Programa Para o Futuro Privacy Policy
The information in this web site may be reproduced and freely copied for public or private use as long as credit to Programa Para o Futuro project, USAID/Brazil and the dot-ORG project at the Academy for Educational Development. The web site's content may not be sold. If you use any of the content from the Programa Para o Futuro's web site, please let us know how the material was used via the site's Feedback Form.
 
The privacy of our visitor is important to us. Because we gather certain types of information about our users, we want to ensure that you fully understand the terms and conditions surrounding the collection and use of this information. The staff and organizations implementing Programa Para o Futuro DO NOT collect personal information when you visit our site. However, when you subscribe to any of the services provided by Programa Para o Futuro, upload information to our databases or download some documents and other resources, we may collect limited amounts of information.
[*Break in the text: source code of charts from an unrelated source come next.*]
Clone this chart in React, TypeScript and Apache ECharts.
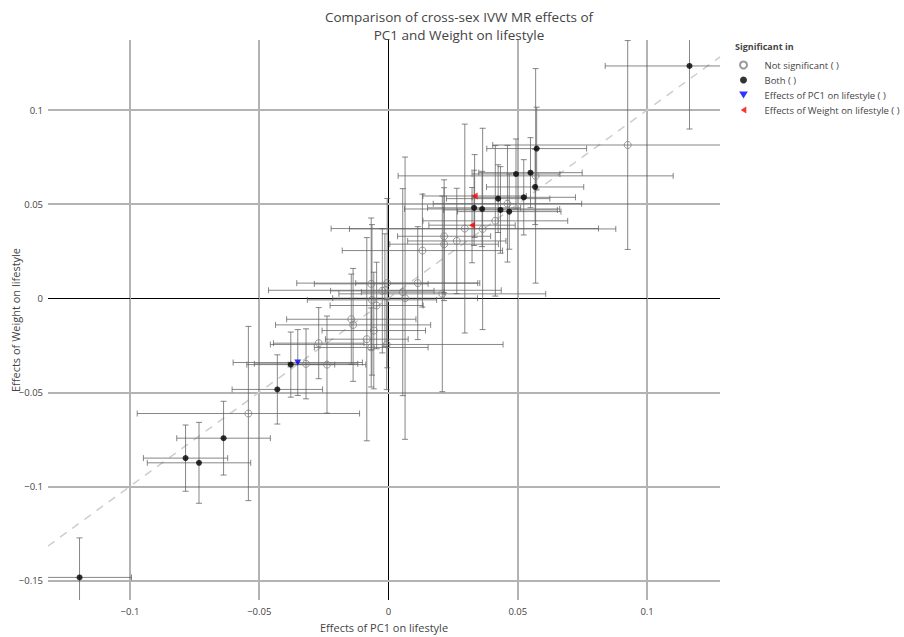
import React, { useEffect, useRef } from "react";
import * as echarts from "echarts";

// IVW MR estimates: effect of PC1 on lifestyle (x) and of Weight on lifestyle (y)
const effectPC1 = [
  0.1164, 0.0925, 0.0573, 0.0493, 0.0549, 0.0569, 0.0567, 0.0424, 0.0523, 0.0333,
  0.046, 0.0331, 0.0362, 0.0433, 0.0467, 0.0413, 0.0323, 0.0295, 0.0364, 0.0215,
  0.0215, 0.0264, 0.0131, -0.0067, -0.0005, 0.0113, -0.0024, -0.0014, 0.0055, 0.0064,
  0.0208, -0.0064, -0.0046, -0.0144, -0.0137, -0.0057, -0.0084, -0.0067, -0.0007, -0.027,
  -0.0378, -0.0351, -0.0319, -0.0238, -0.043, -0.0542, -0.0638, -0.0785, -0.0733, -0.1195,
];
const effectWeight = [
  0.1234, 0.0814, 0.0795, 0.066, 0.0667, 0.065, 0.0591, 0.0529, 0.0536, 0.0543,
  0.0502, 0.048, 0.0474, 0.0469, 0.046, 0.0411, 0.0388, 0.037, 0.0368, 0.0329,
  0.0287, 0.0304, 0.0253, 0.0076, 0.008, 0.008, 0.0039, 0.0042, 0.0032, 0.0,
  0.0023, -0.0009, -0.0039, -0.0112, -0.0142, -0.0172, -0.0218, -0.0262, -0.0246, -0.0239,
  -0.0353, -0.0342, -0.0349, -0.0353, -0.0485, -0.0613, -0.0744, -0.085, -0.0875, -0.1484,
];
// 95% CI half-widths
const ciPC1 = [
  0.0326, 0.0522, 0.0193, 0.017, 0.02, 0.0532, 0.0188, 0.02, 0.02, 0.02,
  0.0287, 0.018, 0.03, 0.022, 0.02, 0.028, 0.0167, 0.0517, 0.0515, 0.018,
  0.021, 0.019, 0.031, 0.022, 0.035, 0.024, 0.02, 0.045, 0.016, 0.028,
  0.04, 0.025, 0.018, 0.025, 0.03, 0.02, 0.016, 0.022, 0.045, 0.0175,
  0.017, 0.025, 0.02, 0.015, 0.0175, 0.043, 0.0181, 0.0163, 0.02, 0.0201,
];
const ciWeight = [
  0.0335, 0.0555, 0.022, 0.0186, 0.0186, 0.057, 0.02, 0.018, 0.02, 0.022,
  0.031, 0.02, 0.02, 0.023, 0.02, 0.04, 0.02, 0.0555, 0.0535, 0.03,
  0.03, 0.028, 0.03, 0.035, 0.045, 0.03, 0.033, 0.03, 0.055, 0.075,
  0.052, 0.04, 0.023, 0.024, 0.03, 0.031, 0.054, 0.021, 0.024, 0.0189,
  0.0173, 0.0175, 0.0186, 0.0258, 0.0184, 0.0463, 0.0196, 0.0176, 0.0215, 0.021,
];
// n = not significant, b = both, p = PC1 on lifestyle only, w = Weight on lifestyle only
const significance = [
  "b", "n", "b", "b", "b", "n", "b", "b", "b", "w",
  "n", "b", "b", "b", "b", "n", "w", "n", "n", "n",
  "n", "n", "n", "n", "n", "n", "n", "n", "n", "n",
  "n", "n", "n", "n", "n", "n", "n", "n", "n", "n",
  "b", "p", "n", "n", "b", "n", "b", "b", "b", "b",
];

const groupCodes = ["n", "b", "p", "w"];
const groupNames = [
  "Not significant ( )",
  "Both ( )",
  "Effects of PC1 on lifestyle ( )",
  "Effects of Weight on lifestyle ( )",
];

const xTicks = [-0.1, -0.05, 0, 0.05, 0.1];
const yTicks = [-0.15, -0.1, -0.05, 0, 0.05, 0.1];
const X_MIN = -0.1317;
const X_MAX = 0.1282;
const Y_MIN = -0.1604;
const Y_MAX = 0.1372;

const FONT = "'Open Sans', 'Noto Sans', sans-serif";
const TEXT = "#444";
const GRID = "#b3b3b3";

const fmt = (v: number) => String(+v.toFixed(4)).replace("-", "\u2212");

const groupStyles: Record<string, any> = {
  n: {
    symbol: "circle",
    symbolSize: 7,
    itemStyle: { color: "rgba(255,255,255,0)", borderColor: "#808080", borderWidth: 1 },
  },
  b: { symbol: "circle", symbolSize: 6, itemStyle: { color: "#000" } },
  p: { symbol: "path://M0,0L10,0L5,8Z", symbolSize: [7, 6], itemStyle: { color: "#0000ff" } },
  w: { symbol: "path://M8,0L8,10L0,5Z", symbolSize: [6, 7], itemStyle: { color: "#ff0000" } },
};

export default function App() {
  const ref = useRef<HTMLDivElement>(null);

  useEffect(() => {
    if (!ref.current) return;
    const chart = echarts.init(ref.current, undefined, { renderer: "svg" });

    const errorData = effectPC1.map((x, i) => [x, effectWeight[i], ciPC1[i], ciWeight[i]]);

    const gridLines = [
      ...xTicks.map((v) => ({
        xAxis: v,
        lineStyle: v === 0 ? { color: "#000", width: 1, type: "solid" } : { color: GRID, width: 2, type: "solid" },
      })),
      ...yTicks.map((v) => ({
        yAxis: v,
        lineStyle: v === 0 ? { color: "#000", width: 1, type: "solid" } : { color: GRID, width: 2, type: "solid" },
      })),
    ];

    const scatterSeries = groupCodes.map((code, gi) => ({
      name: groupNames[gi],
      type: "scatter",
      z: 4,
      ...groupStyles[code],
      data: effectPC1
        .map((x, i) => (significance[i] === code ? [x, effectWeight[i]] : null))
        .filter((d) => d !== null),
    }));

    chart.setOption({
      animation: false,
      backgroundColor: "#fff",
      textStyle: { fontFamily: FONT },
      grid: {
        left: 48,
        right: 184,
        top: 40,
        bottom: 37,
        containLabel: false,
        outerBoundsMode: "none",
      },
      graphic: [
        {
          type: "text",
          x: 459,
          y: 8,
          style: {
            text: "Comparison of cross-sex IVW MR effects of\nPC1 and Weight on lifestyle",
            textAlign: "center",
            font: `13.5px ${FONT}`,
            fill: TEXT,
            lineHeight: 18,
          },
        },
        {
          type: "text",
          x: 735,
          y: 42,
          style: { text: "Significant in", font: `bold 9px ${FONT}`, fill: TEXT },
        },
      ],
      legend: {
        orient: "vertical",
        left: 739,
        top: 60,
        padding: 0,
        itemWidth: 32,
        itemHeight: 7,
        itemGap: 5,
        data: groupNames,
        textStyle: { fontSize: 9.5, color: TEXT, fontFamily: FONT },
      },
      xAxis: {
        type: "value",
        min: X_MIN,
        max: X_MAX,
        name: "Effects of PC1 on lifestyle",
        nameLocation: "middle",
        nameGap: 22,
        nameMoveOverlap: false,
        nameTextStyle: { fontSize: 11, color: TEXT, fontFamily: FONT },
        axisLine: { show: false },
        splitLine: { show: false },
        axisTick: { show: true, length: 4, lineStyle: { color: GRID }, customValues: xTicks },
        axisLabel: {
          customValues: xTicks,
          formatter: fmt,
          fontSize: 9.5,
          color: TEXT,
          fontFamily: FONT,
          margin: 6,
        },
      },
      yAxis: {
        type: "value",
        min: Y_MIN,
        max: Y_MAX,
        name: "Effects of Weight on lifestyle",
        nameLocation: "middle",
        nameGap: 27,
        nameMoveOverlap: false,
        nameTextStyle: { fontSize: 11, color: TEXT, fontFamily: FONT },
        axisLine: { show: false },
        splitLine: { show: false },
        axisTick: { show: true, length: 4, lineStyle: { color: GRID }, customValues: yTicks },
        axisLabel: {
          customValues: yTicks,
          formatter: fmt,
          fontSize: 9.5,
          color: TEXT,
          fontFamily: FONT,
          margin: 5,
        },
      },
      series: [
        {
          // grid lines and the identity line
          type: "line",
          z: 1,
          silent: true,
          symbol: "none",
          data: [
            [X_MIN, X_MIN],
            [X_MAX, X_MAX],
          ],
          lineStyle: { color: "#cdcdcd", width: 1.5, type: [8, 7] },
          markLine: {
            silent: true,
            symbol: "none",
            label: { show: false },
            data: gridLines,
            z: 0,
          },
        },
        {
          type: "custom",
          z: 3,
          clip: true,
          silent: true,
          data: errorData,
          encode: { x: 0, y: 1 },
          renderItem: (_params: any, api: any) => {
            const x = api.value(0);
            const y = api.value(1);
            const ex = api.value(2);
            const ey = api.value(3);
            const c = api.coord([x, y]);
            const l = api.coord([x - ex, y]);
            const r = api.coord([x + ex, y]);
            const t = api.coord([x, y + ey]);
            const b = api.coord([x, y - ey]);
            const cap = 3;
            const style = { stroke: "rgba(95,95,95,0.75)", lineWidth: 1, fill: "none" };
            const seg = (x1: number, y1: number, x2: number, y2: number) => ({
              type: "line",
              shape: { x1, y1, x2, y2 },
              style,
            });
            return {
              type: "group",
              children: [
                seg(l[0], c[1], r[0], c[1]),
                seg(l[0], c[1] - cap, l[0], c[1] + cap),
                seg(r[0], c[1] - cap, r[0], c[1] + cap),
                seg(c[0], t[1], c[0], b[1]),
                seg(c[0] - cap, t[1], c[0] + cap, t[1]),
                seg(c[0] - cap, b[1], c[0] + cap, b[1]),
              ],
            };
          },
        },
        ...scatterSeries,
      ],
    });

    return () => chart.dispose();
  }, []);

  return <div ref={ref} style={{ width: 904, height: 637, position: "absolute", left: 0, top: 0 }} />;
}
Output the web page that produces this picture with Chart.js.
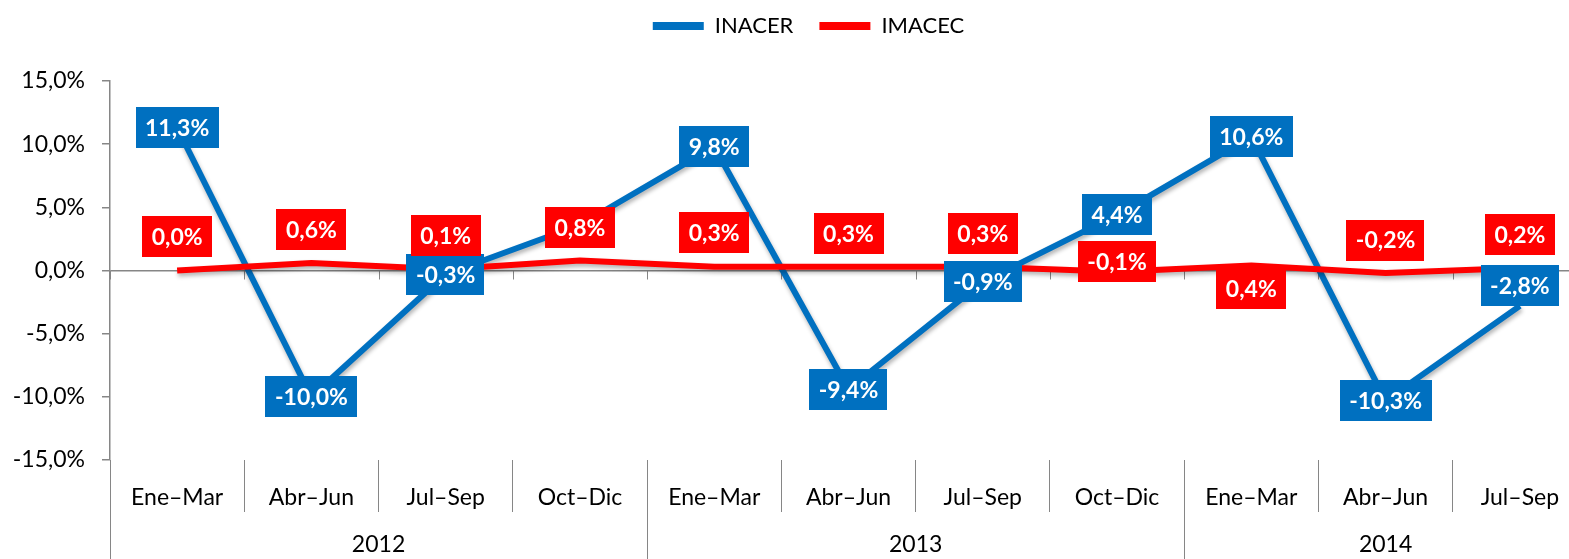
<!DOCTYPE html>
<html>
<head>
<meta charset="utf-8">
<script src="https://cdn.jsdelivr.net/npm/chart.js@4.4.1/dist/chart.umd.min.js"></script>
<style>
html, body { margin:0; padding:0; background:#fff; overflow:hidden; }
#wrap { width:1600px; height:559px; }
</style>
</head>
<body>
<div id="wrap"><canvas id="chart" width="1600" height="559"></canvas></div>
<script>
const quarters = ['Ene–Mar','Abr–Jun','Jul–Sep','Oct–Dic','Ene–Mar','Abr–Jun','Jul–Sep','Oct–Dic','Ene–Mar','Abr–Jun','Jul–Sep'];
const years = ['2012','2013','2014'];
const quartersPerYear = [4, 4, 3];
const inacer = [11.3, -10.0, -0.3, 3.6, 9.8, -9.4, -0.9, 4.4, 10.6, -10.3, -2.8];
const imacec = [0.0, 0.6, 0.1, 0.8, 0.3, 0.3, 0.3, -0.1, 0.4, -0.2, 0.2];
const yMin = -15, yMax = 15, yStep = 5;

const fmt = v => v.toFixed(1).replace('.', ',') + '%';

// light shadow under each line, like the spreadsheet original
const lineShadow = {
    id: 'lineShadow',
    beforeDatasetDraw(chart) {
        const c = chart.ctx;
        c.save();
        c.shadowColor = 'rgba(0,0,0,0.3)';
        c.shadowBlur = 4;
        c.shadowOffsetX = 1;
        c.shadowOffsetY = 3;
    },
    afterDatasetDraw(chart) { chart.ctx.restore(); }
};

// tick marks on the zero line, year separators and year labels
const axisExtras = {
    id: 'axisExtras',
    beforeDatasetsDraw(chart) {
        const {ctx, scales: {x, y}, chartArea} = chart;
        const y0 = y.getPixelForValue(0);
        const half = (x.getPixelForValue(1) - x.getPixelForValue(0)) / 2;
        const edge = i => Math.round(x.getPixelForValue(0) - half + i * 2 * half) + 0.5;
        ctx.save();
        ctx.strokeStyle = '#868686';
        ctx.lineWidth = 1;
        ctx.beginPath();
        for (let i = 0; i <= quarters.length; i++) {
            ctx.moveTo(edge(i), y0);
            ctx.lineTo(edge(i), y0 + 9);
        }
        let idx = 0;
        [0, ...quartersPerYear].forEach(n => {
            idx += n;
            ctx.moveTo(edge(idx), chartArea.bottom);
            ctx.lineTo(edge(idx), chart.height);
        });
        ctx.stroke();

        ctx.fillStyle = '#000';
        ctx.font = '23px Lato';
        ctx.textAlign = 'center';
        ctx.textBaseline = 'middle';
        let start = 0;
        years.forEach((yr, k) => {
            const end = start + quartersPerYear[k];
            const cx = (x.getPixelForValue(start) + x.getPixelForValue(end - 1)) / 2;
            ctx.fillText(yr, cx, chartArea.bottom + 85);
            start = end;
        });
        ctx.restore();
    }
};

// filled value boxes on every point
const boxLabels = {
    id: 'boxLabels',
    afterDatasetsDraw(chart, args, opts) {
        const ctx = chart.ctx;
        ctx.save();
        ctx.font = 'bold 23px Lato';
        ctx.textAlign = 'center';
        ctx.textBaseline = 'middle';
        chart.data.datasets.forEach((ds, di) => {
            const meta = chart.getDatasetMeta(di);
            const shifts = opts.shifts[di];
            meta.data.forEach((pt, i) => {
                const txt = fmt(ds.data[i]);
                const w = ctx.measureText(txt).width + 19, h = 41;
                const cx = pt.x, cy = pt.y + shifts[i];
                ctx.fillStyle = ds.borderColor;
                ctx.fillRect(Math.round(cx - w / 2), Math.round(cy - h / 2), Math.round(w), h);
                ctx.fillStyle = '#fff';
                ctx.fillText(txt, cx, cy + 1);
            });
        });
        ctx.restore();
    }
};

const legendShift = {
    id: 'legendShift',
    afterLayout(chart) {
        const l = chart.legend;
        l.left += 15; l.right += 15;
        l.top -= 34; l.bottom -= 34;
    }
};

new Chart(document.getElementById('chart'), {
    type: 'line',
    data: {
        labels: quarters,
        datasets: [
            { label: 'INACER', data: inacer, borderColor: '#0070C0', backgroundColor: '#0070C0', borderWidth: 6, pointRadius: 0, borderJoinStyle: 'round', order: 1 },
            { label: 'IMACEC', data: imacec, borderColor: '#FF0000', backgroundColor: '#FF0000', borderWidth: 6, pointRadius: 0, borderJoinStyle: 'round', order: 0 }
        ]
    },
    options: {
        responsive: false,
        animation: false,
        devicePixelRatio: 1,
        layout: { padding: { top: 23, right: 13, left: 0, bottom: 0 } },
        plugins: {
            legend: {
                position: 'top',
                labels: {
                    boxWidth: 51, boxHeight: 8, padding: 26, color: '#000',
                    font: { family: 'Lato', size: 22 },
                    sort: (a, b) => a.datasetIndex - b.datasetIndex,
                    generateLabels: chart => Chart.defaults.plugins.legend.labels.generateLabels(chart).map(l => ({ ...l, lineWidth: 0 }))
                }
            },
            tooltip: { enabled: false },
            boxLabels: {
                shifts: [
                    [0, 0, 0, 2, 0, 0, 0, 0, 0, 0, -20],
                    [-34, -33, -34, -33, -34, -33, -33, -10, 23, -33, -33]
                ]
            }
        },
        scales: {
            x: {
                offset: true,
                grid: { offset: true, drawOnChartArea: false, tickLength: 52, color: '#868686', tickColor: '#868686' },
                border: { display: false },
                ticks: { padding: -28, autoSkip: false, maxRotation: 0, color: '#000', font: { family: 'Lato', size: 23 } },
                afterFit: s => { s.height = 99; }
            },
            y: {
                min: yMin, max: yMax,
                ticks: { stepSize: yStep, padding: 17, callback: v => fmt(v), color: '#000', font: { family: 'Lato', size: 23 } },
                grid: { color: c => c.tick && c.tick.value === 0 ? '#868686' : 'transparent', tickColor: '#868686', tickLength: 8, lineWidth: 1.5 },
                border: { color: '#868686', width: 1.5 },
                afterFit: s => { s.width = 110; }
            }
        }
    },
    plugins: [lineShadow, axisExtras, boxLabels, legendShift]
});
</script>
</body>
</html>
The information that we collect WILL NOT be shared with anyone outside the immediate project. We also automatically collect and store certain types of information, but not personal user information, to evaluate and improve our web site.
 
What We Collect and Store Automatically:
  Name of the domain from which people access the Internet (for example, "aol.com," if visitor use an America Online account, or "princeton.edu," if they connect from Princeton University's domain);
  Date and time people access our site; and,
  IP Address of the Web site from where people linked directly to our site.
 
If You Send Us E-mail
You may choose to provide personal information through e-mail via a comment, question or feedback. We use this information to improve our service to you or to respond to requests.
 
Terms to Know
Cookie:
A cookie is a small amount of data, which often includes an anonymous unique identifier, sent to a visitor's browser from a web site's computer and stored on the computer's hard drive. Each web site can send its own cookie to a browser if the browser's preferences allow it. To protect a users privacy browsers only permit a web site to access cookies it has already sent., not cookies sent by other sites. Once the user has closed the browser, the cookie will no longer be accessed during the session.
 
IP Address:
When a web browser or an email application requests a web page or email from another computer on the Internet, it automatically gives that computer the address where it should send the information. This is called the computer's "IP address." (IP stands for "Internet Protocol.") For many users, accessing the Internet from a dial-up Internet service provider (ISP), the IP address will be different every time they log on. The Programa Para o Futuro site uses this technology to learn about the geographical make-up of its web site traffic.